Many candidates prepare for these calls the same way they prepare for full interviews, often using the patterns in our guide on answering phone interview questions.
The Bottom Line
Phone screens in AI-driven recruitment are not a relic — they are the human verification layer that protects the speed AI delivers. AI handles the mechanical work brilliantly; phone screens confirm the things AI cannot. Used together, they produce hiring that is both faster and more accurate than either layer alone. Skipping the phone screen because "AI handles it" is one of the most expensive corner-cutting decisions a hiring team can make.
FAQs
What does "screening" mean on a job application?

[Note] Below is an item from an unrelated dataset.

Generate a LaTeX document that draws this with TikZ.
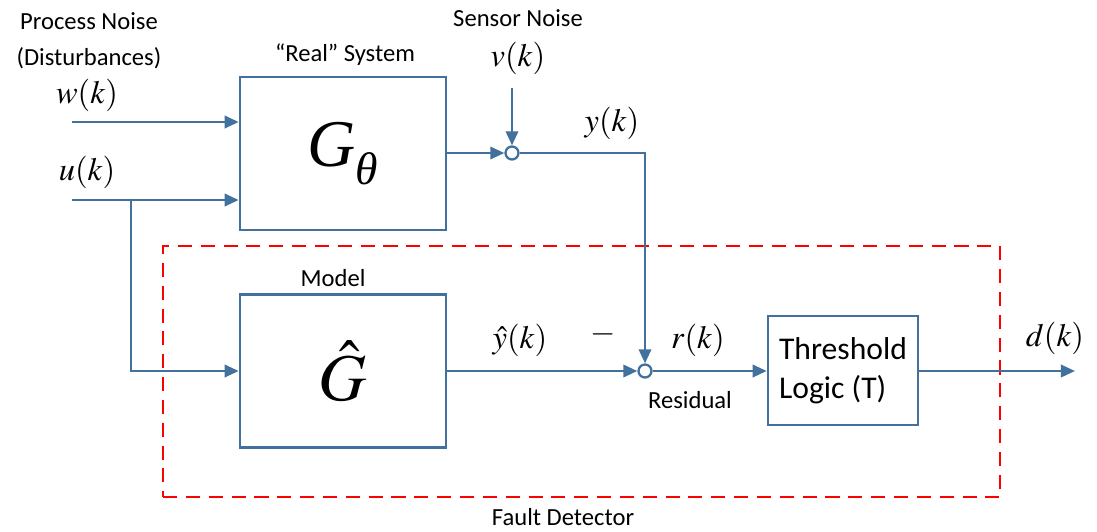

It refers to the early review step that checks whether a candidate broadly matches the role before more time-intensive interviews begin. Screening combines AI-driven resume review with the phone-screen layer.
How long does a phone screen usually take?
Most phone screens run 10-20 minutes. Senior or specialised roles may stretch to 30 minutes. Anything significantly longer usually means the recruiter is testing for depth, which is the interview's job.
Can AI tools fully replace the phone screen?
No. AI handles the mechanical and pattern-matching work; phone screens confirm the human signals — tone, intent, communication clarity — that AI cannot reliably evaluate.
Can parts of the phone screen be automated?
Scheduling, structured question prompts, and basic information-gathering can all be automated. The live conversation itself — and the human read on it — should stay human.
What is the single highest-leverage question in a phone screen?
"Walk me through what you think this role actually involves." The answer reveals preparation, interest, and basic role alignment in less than two minutes.